One of the unshakable pillars of the Columbia University Graduate School of Journalism, where she taught for 50 years, Crist continued to shape and mold young writers until this past spring. She died Tuesday at the age of the 90 — read a full appreciation here — and I am willing to venture that my personal tribute to her will be only the first of many to follow. There is a sizable Crist contingent working in journalism today — critics, essayists and writers who were driven to write savvier, and think bigger, by this professor’s blunt assessments. Nothing stung more than her red scrawl in the margins, but nothing was more rewarding than her appraisal that you had taken a commanding stance and argued your point persuasively.
It is a credit to her fervent talent that she could so quickly and decisively dissect and dismiss a phrase, an opinion or a critical assessment. But it is a credit to her warmth and compassion that she channeled such confident expertise into lifting up the next generation of tastemakers. When I auditioned for Crist’s class in 2005, she must have seen right through this naïve Midwestern transplant. She asked why I was here, and what I hoped to accomplish, and I pointed to the influence that Roger Ebert’s criticism had had on my lifelong obsession with film. She said she remembered meeting Ebert, that he seemed to be fan of hers. That night I Googled the two together and arrived at the 1990 Chicago Tribune article that cited Ebert’s praise of Crist: “The high profile of film critics actually can be traced by to Judith Crist at the New York Herald Tribune in the early ’60s…Crist attacked ‘Cleopatra’ and was banned by Fox from their screenings, and that got an avalanche of national publicity, which led to every paper in the country saying, ‘Hey, we ought to get a real movie critic.’ When I got my job in ’67, that was still part of the fallout from Crist.”
(READ: Richard Corliss on great American film critic Andrew Sarris)
If Ebert inspired my journey, Crist inspired his, and so it was with great trepidation that I filed my assignments in her class. Challenging us to critique everything from professional artworks to public spaces, Crist placed a special emphasis on peer review — choosing a handful of assignments each class to be read aloud without byline, and to open the floor to comments from the class. These were agonizing but unforgettable interactions, leaving exposed and insecure writers aware of their printed flaws while the remainder of the class was subtly converted into more discerning and demanding editors. To some degree, those charged readings and communal assessments emerged as her real teaching legacy. I can recall how obvious my writing flaws became when read aloud, as well as how illuminating it was to hear my peers twist and tear at my arguments. I also remember how three weeks in her class instantly made me a more critical reader and self-editor, leaving me much more inclined to scrutinize my own work for the flaws that she would inevitably find.
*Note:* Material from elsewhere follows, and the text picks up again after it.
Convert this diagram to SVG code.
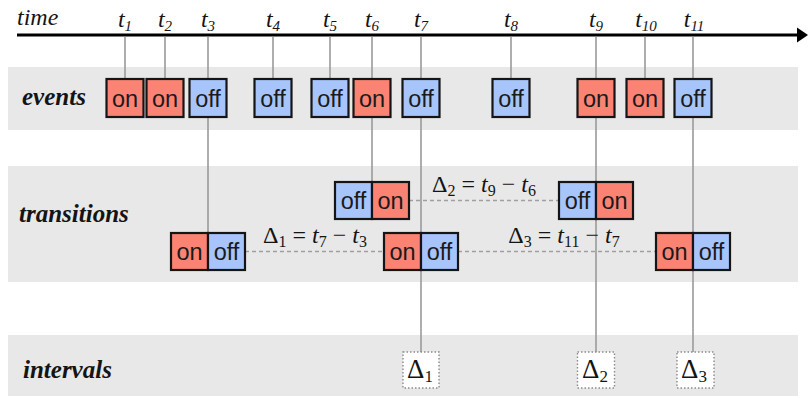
<svg xmlns="http://www.w3.org/2000/svg" width="808" height="398" viewBox="0 0 808 398">
  <defs>
    <style>
      .band { fill: #e8e8e8; }
      .row-label { font-family: "Liberation Serif", "Times New Roman", serif; font-size: 25px; font-weight: bold; font-style: italic; fill: #141414; }
      .axis-label { font-family: "Liberation Serif", "Times New Roman", serif; font-size: 24px; font-style: italic; fill: #141414; }
      .tick-label { font-family: "Liberation Serif", "Times New Roman", serif; font-size: 24px; font-style: italic; fill: #141414; text-anchor: middle; }
      .sub { font-size: 15px; }
      .on { fill: #fa8373; stroke: #151515; stroke-width: 2.2; }
      .off { fill: #a7c4fb; stroke: #151515; stroke-width: 2.2; }
      .state { font-family: "Liberation Sans", Arial, sans-serif; font-size: 23.5px; fill: #1a1a1a; text-anchor: middle; }
      .tick { stroke: #9a9a9a; stroke-width: 1.6; fill: none; }
      .dash { stroke: #a0a0a0; stroke-width: 1.5; stroke-dasharray: 4 3; fill: none; }
      .math { font-family: "Liberation Serif", "Times New Roman", serif; font-size: 24px; fill: #141414; text-anchor: middle; }
      .math .v { font-style: italic; }
      .math .sub { font-size: 16px; }
      .interval-box { fill: #ffffff; stroke: #8a8a8a; stroke-width: 1.4; stroke-dasharray: 1.5 2; }
      .interval-text { font-family: "Liberation Serif", "Times New Roman", serif; font-size: 27px; fill: #141414; }
      .interval-text .sub { font-size: 17px; }
    </style>
  </defs>

  <!-- background bands -->
  <rect width="808" height="398" fill="#ffffff"/>
  <rect class="band" x="8" y="67" width="790" height="63"/>
  <rect class="band" x="8" y="166" width="790" height="116"/>
  <rect class="band" x="8" y="335" width="790" height="61"/>

  <!-- row labels -->
  <text class="row-label" x="22" y="105">events</text>
  <text class="row-label" x="19" y="222">transitions</text>
  <text class="row-label" x="23" y="378">intervals</text>

  <!-- time axis -->
  <g id="time-axis">
    <line x1="17" y1="35" x2="799" y2="35" stroke="#000" stroke-width="3.2"/>
    <polygon points="797,27.5 808,35 797,42.5" fill="#000"/>
    <text class="axis-label" x="17" y="25">time</text>
    <text class="tick-label" x="125" y="27">t<tspan class="sub" dy="4">1</tspan></text>
    <text class="tick-label" x="165" y="27">t<tspan class="sub" dy="4">2</tspan></text>
    <text class="tick-label" x="208" y="27">t<tspan class="sub" dy="4">3</tspan></text>
    <text class="tick-label" x="273" y="27">t<tspan class="sub" dy="4">4</tspan></text>
    <text class="tick-label" x="330" y="27">t<tspan class="sub" dy="4">5</tspan></text>
    <text class="tick-label" x="372" y="27">t<tspan class="sub" dy="4">6</tspan></text>
    <text class="tick-label" x="421" y="27">t<tspan class="sub" dy="4">7</tspan></text>
    <text class="tick-label" x="511" y="27">t<tspan class="sub" dy="4">8</tspan></text>
    <text class="tick-label" x="596" y="27">t<tspan class="sub" dy="4">9</tspan></text>
    <text class="tick-label" x="646" y="27">t<tspan class="sub" dy="4">10</tspan></text>
    <text class="tick-label" x="694" y="27">t<tspan class="sub" dy="4">11</tspan></text>
  </g>

  <!-- connectors: timestamp drop lines and dashed interval links -->
  <g id="connectors">
    <line class="tick" x1="125" y1="37" x2="125" y2="80"/>
    <line class="tick" x1="165" y1="37" x2="165" y2="80"/>
    <line class="tick" x1="208" y1="37" x2="208" y2="234"/>
    <line class="tick" x1="273" y1="37" x2="273" y2="80"/>
    <line class="tick" x1="330" y1="37" x2="330" y2="80"/>
    <line class="tick" x1="372" y1="37" x2="372" y2="183"/>
    <line class="tick" x1="421" y1="37" x2="421" y2="353"/>
    <line class="tick" x1="511" y1="37" x2="511" y2="80"/>
    <line class="tick" x1="596" y1="37" x2="596" y2="353"/>
    <line class="tick" x1="645" y1="37" x2="645" y2="80"/>
    <line class="tick" x1="693" y1="37" x2="693" y2="353"/>
    <line class="dash" x1="409" y1="200.5" x2="559" y2="200.5"/>
    <line class="dash" x1="245" y1="251.5" x2="384" y2="251.5"/>
    <line class="dash" x1="458" y1="251.5" x2="656" y2="251.5"/>
  </g>

  <!-- events -->
  <g id="event-t1"><rect class="on" x="106.5" y="79" width="37" height="38"/><text class="state" x="125" y="106.5">on</text></g>
  <g id="event-t2"><rect class="on" x="146.5" y="79" width="37" height="38"/><text class="state" x="165" y="106.5">on</text></g>
  <g id="event-t3"><rect class="off" x="189.5" y="79" width="37" height="38"/><text class="state" x="208" y="106.5">off</text></g>
  <g id="event-t4"><rect class="off" x="254.5" y="79" width="37" height="38"/><text class="state" x="273" y="106.5">off</text></g>
  <g id="event-t5"><rect class="off" x="311.5" y="79" width="37" height="38"/><text class="state" x="330" y="106.5">off</text></g>
  <g id="event-t6"><rect class="on" x="353.5" y="79" width="37" height="38"/><text class="state" x="372" y="106.5">on</text></g>
  <g id="event-t7"><rect class="off" x="402.5" y="79" width="37" height="38"/><text class="state" x="421" y="106.5">off</text></g>
  <g id="event-t8"><rect class="off" x="492.5" y="79" width="37" height="38"/><text class="state" x="511" y="106.5">off</text></g>
  <g id="event-t9"><rect class="on" x="577.5" y="79" width="37" height="38"/><text class="state" x="596" y="106.5">on</text></g>
  <g id="event-t10"><rect class="on" x="626.5" y="79" width="37" height="38"/><text class="state" x="645" y="106.5">on</text></g>
  <g id="event-t11"><rect class="off" x="674.5" y="79" width="37" height="38"/><text class="state" x="693" y="106.5">off</text></g>

  <!-- transitions -->
  <g id="transition-t6">
    <rect class="off" x="335" y="182" width="37" height="37"/><text class="state" x="353.5" y="209">off</text>
    <rect class="on" x="372" y="182" width="37" height="37"/><text class="state" x="390.5" y="209">on</text>
  </g>
  <g id="transition-t9">
    <rect class="off" x="559" y="182" width="37" height="37"/><text class="state" x="577.5" y="209">off</text>
    <rect class="on" x="596" y="182" width="37" height="37"/><text class="state" x="614.5" y="209">on</text>
  </g>
  <g id="transition-t3">
    <rect class="on" x="171" y="233" width="37" height="37"/><text class="state" x="189.5" y="260">on</text>
    <rect class="off" x="208" y="233" width="37" height="37"/><text class="state" x="226.5" y="260">off</text>
  </g>
  <g id="transition-t7">
    <rect class="on" x="384" y="233" width="37" height="37"/><text class="state" x="402.5" y="260">on</text>
    <rect class="off" x="421" y="233" width="37" height="37"/><text class="state" x="439.5" y="260">off</text>
  </g>
  <g id="transition-t11">
    <rect class="on" x="656" y="233" width="37" height="37"/><text class="state" x="674.5" y="260">on</text>
    <rect class="off" x="693" y="233" width="37" height="37"/><text class="state" x="711.5" y="260">off</text>
  </g>

  <!-- interval formulas -->
  <g id="formula-1"><text class="math" x="315" y="243">Δ<tspan class="sub" dy="4">1</tspan><tspan dy="-4"> = </tspan><tspan class="v">t</tspan><tspan class="sub" dy="4">7</tspan><tspan dy="-4"> − </tspan><tspan class="v">t</tspan><tspan class="sub" dy="4">3</tspan></text></g>
  <g id="formula-2"><text class="math" x="484" y="192">Δ<tspan class="sub" dy="4">2</tspan><tspan dy="-4"> = </tspan><tspan class="v">t</tspan><tspan class="sub" dy="4">9</tspan><tspan dy="-4"> − </tspan><tspan class="v">t</tspan><tspan class="sub" dy="4">6</tspan></text></g>
  <g id="formula-3"><text class="math" x="564" y="243">Δ<tspan class="sub" dy="4">3</tspan><tspan dy="-4"> = </tspan><tspan class="v">t</tspan><tspan class="sub" dy="4">11</tspan><tspan dy="-4"> − </tspan><tspan class="v">t</tspan><tspan class="sub" dy="4">7</tspan></text></g>

  <!-- intervals -->
  <g id="interval-1"><rect class="interval-box" x="403" y="352" width="36" height="36"/><text class="interval-text" x="407" y="378">Δ<tspan class="sub" dy="4">1</tspan></text></g>
  <g id="interval-2"><rect class="interval-box" x="577.5" y="352" width="37" height="36"/><text class="interval-text" x="582" y="378">Δ<tspan class="sub" dy="4">2</tspan></text></g>
  <g id="interval-3"><rect class="interval-box" x="677" y="352" width="37" height="36"/><text class="interval-text" x="681" y="378">Δ<tspan class="sub" dy="4">3</tspan></text></g>
</svg>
Whereas other criticism instructors may have focused on the fine art of dissection, Crist was a mainstream reviewer who relished in the interaction. Anyone could have an opinion, she would tell me, and it was a critic’s responsibility to take a stand, whip up discussion, and embrace one’s ego.
As a student still learning the ropes, questioning the value of my opinion and my grasp of film history, it was a powerful point for Crist to make: the value of my review was to be found in the authority of my voice, and my willingness to construct prose as precisely and palpably as possible. So much about writing comes down to confidence, and Judith Crist was a master at obliterating arrogance into humility, and then building students back up with skill, voice and poise.
Halfway into the course, not long after I received a particularly scathing edit of a piece that questioned not just my appraisal but also my background facts, I somehow found the nerve to ask Crist to line edit my three most cherished film reviews to date. She agreed, and I printed out the pieces (she was always averse to e-mails), and when the final day of class came and went, I assumed she had forgotten all about the request. But near the end of the semester, when she invited the class over to her Upper West Side home for cocktails, she handed me a sealed envelope with meticulous, exhaustive notes. There were dismissals (“we can skip the clichés”) and irritated asides (“this paragraph is quite pointless”) to spare. But in the years to come, as I continued to return to this red blueprint of what not to do, bristling at all the excised paragraphs and crisscrossing arrows that suggested a new order for my argumentation, I started to see beyond her critiques. She was also careful to dot the reviews with words of encouragement and praise, noting hints of a fully formed opinion that I had shied away from, and seeing glimpses of the confident zealousness that she said defined every great critic.
(LIST: All-TIME 100 Movies)
I had a lot to learn, still have a lot to learn, and Judith Crist made sure that her students always thought that. But she also saw the talent that was evident, and hinted at the path that would get us from here to there. Rare are the teachers who lodge themselves into a pupil’s soul, but Crist’s class was ultimately about a whole lot more than words on paper, and her influence extended well past a passing grade. She shaped the way Hollywood and Main Street thought about movies, and challenged a generation of critics to maintain the standards she helped to create. I’m pretty sure she’d have an issue here with my grandiosity — I can see her questioning the word count wasted on sentimental excess — but I would retort that we all have an obligation to sing the praises of those who defined our lives. I might not be fully qualified to assess Judith Crist the film critic, but I can tell you with that she was one of the world’s great teachers. And given the remembrances already rolling in to the Columbia journalism school’s website, I’m hardly alone.